Soal Kedelai Mahal, Buwas: Ada Lingkaran Setan yang Sulit Dibasmi

Oleh : kormen barus | Jumat, 05 Februari 2021 - 11:59 WIB

INDUSTRY.co.id, Jakarta -Harga kedelai yang dibeli oleh para perajin tahu dan tempe dari para importir mengalami kenaikan drastis sejak tahun 2020. Normalnya, harga kedelai ada di kisaran Rp 6.100-6.500 per kilogram (Kg) per Maret-April 2020 lalu. Menurut catatan Kementerian Perdagangan (Kemendag), pada bulan Februari ini harga kedelai di tingkat produsen tahu dan tempe akan menyentuh Rp 9.500/Kg. Hal itu membuat harga tahu dan tempe di dalam negeri ikut naik.

Berdasarkan catatan Kemendag, harga kedelai impor memang naik diakibatkan gangguan cuaca La Nina di Latin Amerika yang merupakan produsen kedelai. Selain itu, ada aksi mogok pekerja logistik dan distribusi di Argentina menghambat proses pengiriman.
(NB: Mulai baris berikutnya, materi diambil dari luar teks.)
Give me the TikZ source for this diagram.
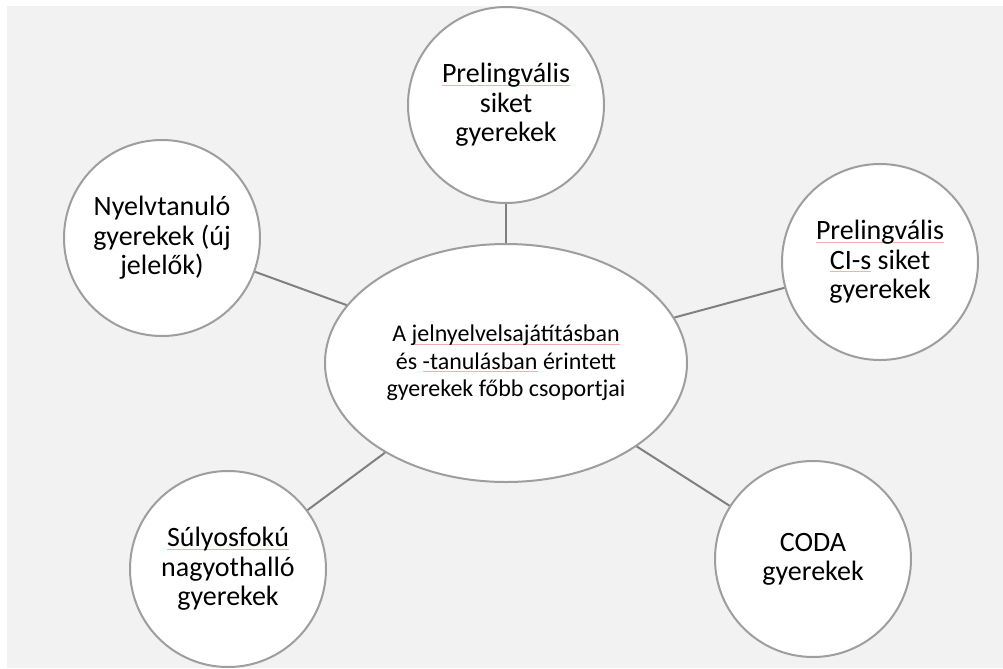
\documentclass[tikz,border=0pt]{standalone}
\usepackage{fontspec}
\setmainfont{Carlito}
\usetikzlibrary{shapes.geometric}
\definecolor{backgray}{RGB}{242,242,242}
\definecolor{ringgray}{RGB}{158,158,158}
\definecolor{linkgray}{RGB}{128,128,128}
\definecolor{spellred}{RGB}{242,175,175}
\newsavebox{\spellbox}
\newcommand{\spellmark}[1]{\sbox{\spellbox}{#1}\rlap{\color{spellred}\rule[-2pt]{\wd\spellbox}{0.5pt}}\usebox{\spellbox}}
\tikzset{
  kor/.style={circle, draw=ringgray, line width=1.5pt, fill=white, minimum size=147pt, inner sep=0pt, align=center, font=\fontsize{21}{22}\selectfont},
  kozep/.style={ellipse, draw=ringgray, line width=1.5pt, fill=white, minimum width=271.5pt, minimum height=178.5pt, inner sep=0pt, align=center, font=\fontsize{18}{20.5}\selectfont},
  kapocs/.style={draw=linkgray, line width=1.5pt}
}
\begin{document}
\begin{tikzpicture}[x=0.75pt, y=-0.75pt]
  \useasboundingbox (0,0) rectangle (1003,668);
  \fill[backgray] (7,6) rectangle (1003,668);
  \node[kozep] (csop) at (506,363) {A \spellmark{jelnyelvelsajátításban}\\ és \spellmark{-tanulásban} érintett\\ gyerekek főbb csoportjai};
  \node[kor] (prel) at (506,105) {\spellmark{Prelingvális}\\ siket\\ gyerekek};
  \node[kor] (ci) at (880,262) {\spellmark{Prelingvális}\\ \spellmark{CI-s} siket\\ gyerekek};
  \node[kor] (nyelv) at (162,238) {Nyelvtanuló\\ gyerekek (új\\ jelelők)};
  \node[kor] (suly) at (228,569) {\spellmark{Súlyosfokú}\\ nagyothalló\\ gyerekek};
  \node[kor] (coda) at (813,559) {CODA\\ gyerekek};
  \draw[kapocs] (prel) -- (csop);
  \draw[kapocs] (ci) -- (csop);
  \draw[kapocs] (nyelv) -- (csop);
  \draw[kapocs] (suly) -- (csop);
  \draw[kapocs] (coda) -- (csop);
\end{tikzpicture}
\end{document}
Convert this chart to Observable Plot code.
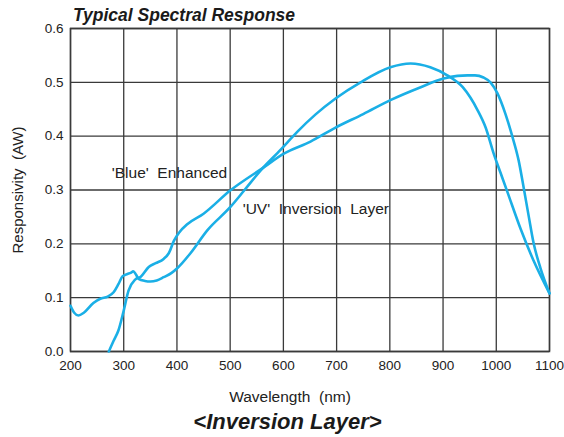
<!DOCTYPE html>
<html>
<head>
<meta charset="utf-8">
<script src="https://cdn.jsdelivr.net/npm/d3@7"></script>
<script src="https://cdn.jsdelivr.net/npm/@observablehq/plot@0.6"></script>
<style>
  html, body { margin: 0; padding: 0; background: #fff; }
  #wrap { position: relative; width: 564px; height: 437px; font-family: "Liberation Sans", Arial, Helvetica, sans-serif; color: #222; }
  .t { position: absolute; line-height: 1; white-space: pre; }
  #title { top: 7px; left: 73px; font-size: 17.5px; font-weight: bold; font-style: italic; color: #1a1a1a; }
  #xlabel { top: 389px; left: 0; width: 580px; text-align: center; font-size: 15.5px; color: #222; }
  #caption { top: 411px; left: 0; width: 575px; text-align: center; font-size: 22px; font-weight: bold; font-style: italic; color: #1a1a1a; }
</style>
</head>
<body>
<div id="wrap">
  <div id="chart"></div>
  <div id="title" class="t">Typical Spectral Response</div>
  <div id="xlabel" class="t">Wavelength  (nm)</div>
  <div id="caption" class="t">&lt;Inversion Layer&gt;</div>
</div>
<script>
// Curve that starts at 200 nm (peak near 840 nm)
const wavelengthA = [200,207,215,225,243,256,270,281,290,298,307,313,318,323,328,340,350,362,375,390,401,425,457,500,527,557,595,626,660,698,745,801,839,876,908,937,965,980,995,1008,1021,1046,1070,1100];
const responseA   = [0.085,0.072,0.067,0.072,0.090,0.098,0.102,0.110,0.125,0.140,0.144,0.146,0.149,0.143,0.135,0.131,0.130,0.132,0.138,0.146,0.155,0.182,0.225,0.268,0.300,0.336,0.375,0.408,0.440,0.470,0.500,0.528,0.535,0.528,0.513,0.491,0.448,0.416,0.368,0.332,0.296,0.227,0.169,0.108];
// Curve that starts near 272 nm (peak near 950 nm)
const wavelengthB = [272,281,290,300,309,322,332,347,360,375,385,394,405,420,450,500,563,600,651,698,750,801,858,901,927,946,960,976,989,1002,1017,1030,1042,1051,1061,1070,1083,1100];
const responseB   = [0.000,0.020,0.039,0.076,0.113,0.134,0.139,0.157,0.164,0.172,0.183,0.205,0.222,0.237,0.256,0.299,0.342,0.367,0.390,0.416,0.441,0.467,0.491,0.507,0.512,0.513,0.513,0.509,0.500,0.480,0.442,0.400,0.355,0.307,0.251,0.202,0.155,0.108];

const xTicks = [200,300,400,500,600,700,800,900,1000,1100];
const yTicks = [0,0.1,0.2,0.3,0.4,0.5,0.6];

const labels = [
  {text: "'Blue'  Enhanced", x: 386, y: 0.331},
  {text: "'UV'  Inversion  Layer", x: 661, y: 0.264}
];

const dataA = wavelengthA.map((w, i) => ({w, r: responseA[i]}));
const dataB = wavelengthB.map((w, i) => ({w, r: responseB[i]}));

const blue = "#1aafe6";
const gridColor = "#3a3a3a";

const plot = Plot.plot({
  width: 564,
  height: 380,
  marginTop: 28,
  marginLeft: 70,
  marginRight: 15,
  marginBottom: 29,
  style: {fontFamily: "'Liberation Sans', Arial, Helvetica, sans-serif", fontSize: "13.5px", color: "#222", background: "transparent", overflow: "visible"},
  x: {domain: [200, 1100], ticks: xTicks, tickFormat: "d", tickSize: 0, tickPadding: 9, label: null},
  y: {domain: [0, 0.6], ticks: yTicks, tickFormat: ".1f", tickSize: 0, tickPadding: 7, label: null},
  marks: [
    Plot.gridX(xTicks, {stroke: gridColor, strokeOpacity: 1, strokeWidth: 1.3}),
    Plot.gridY(yTicks, {stroke: gridColor, strokeOpacity: 1, strokeWidth: 1.3}),
    Plot.frame({stroke: gridColor, strokeWidth: 1.5}),
    Plot.line(dataA, {x: "w", y: "r", stroke: blue, strokeWidth: 2.6, curve: "monotone-x"}),
    Plot.line(dataB, {x: "w", y: "r", stroke: blue, strokeWidth: 2.6, curve: "monotone-x"}),
    Plot.text(labels, {x: "x", y: "y", text: "text", fontSize: 15.5, fill: "#222", textAnchor: "middle"}),
    Plot.text(["Responsivity  (AW)"], {frameAnchor: "left", dx: -52, rotate: -90, fontSize: 15, fill: "#222", textAnchor: "middle"})
  ]
});
document.getElementById("chart").appendChild(plot);
</script>
</body>
</html>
Lalu, tingginya permintaan kedelai dari China juga menyebabkan harga naik.

Namun, menurut Direktur Utama Perum Bulog Budi Waseso alias Buwas, harga kedelai impor naik juga disebabkan oleh lingkaran setan kartel-kartel importir.

"Kalau kita bicara bagaimana masalah jagung atau kedelai? Ya itu akar masalahnya, ada lingkaran setan yang sulit kita basmi kecuali bersama-sama," kata Buwas dalam konferensi pers virtual, Rabu (3/2/2021), seperti dikutip dari detik.com.

Buwas mengatakan, jalur distribusi kedelai yang berlapis-lapis membuat ongkos pengiriman kedelai menjadi mahal, dan akhirnya dibebankan kepada masyarakat.

"Kenapa bisa mahal? Teman-teman bisa lihat, akar masalahnya karena kartel terlalu banyak, birokrasi terlalu panjang. Satu ke satu semua pakai biaya yang kita istilahkan ini satu wujud korupsi sebenarnya. Tapi hasil atau beban korupsi dibebankan ke masyarakat/konsumen," imbuh dia.

Bulog sendiri sebenarnya punya tugas menjaga ketersediaan dan stabilisasi harga kedelai seperti yang tertuang dalam Peraturan Presiden (Perpres) Nomor 48 Tahun 2016 tentang Penugasan Kepada Perum BULOG Dalam Rangka Ketahanan Pangan Nasional. Namun, menurut Buwas hingga saat ini pihaknya tak bisa menjalankan tugas tersebut, terutama untuk impor kedelai.

Ia mengaku, dirinya juga seringkali ditanyakan oleh para perajin tahu dan tempe terkait impor kedelai yang selama ini selalu dilakukan oleh importir swasta.

"Kalau secara regulasi harusnya Bulog yang punya kewenangan, padi, jagung, kedelai. Bahkan asosiasi perajin tahu dan tempe sudah ketemu saya berkali-kali. Pak Dirut kenapa tidak impor kedelai sehingga kita ini betul-betul dinaungi dan terjamin untuk produksi tahu dan tempe di seluruh Indonesia? Saya bilang maunya juga gitu, persoalannya saya tidak bisa impor kecuali ada penugasan. Nah mereka baru tahu itu bahwa Bulog tidak bisa otomatis impor, meski secara regulasi beras, jagung, kedelai itu kewenangan Bulog," terangnya.

Buwas berpendapatan, persoalan impor kedelai ini seharusnya ditangani oleh badan yang berkepentingan untuk masyarakat. Dengan cara itu, maka kedelai bisa dibeli dengan harga terjangkau.

"Kalau dulu pribadi harapannya sudahlah ditangani oleh badan tertentu yang betul-betul punya integritas, punya kepentingan untuk bangsa dan negara, untuk masyarakat," pungkasnya.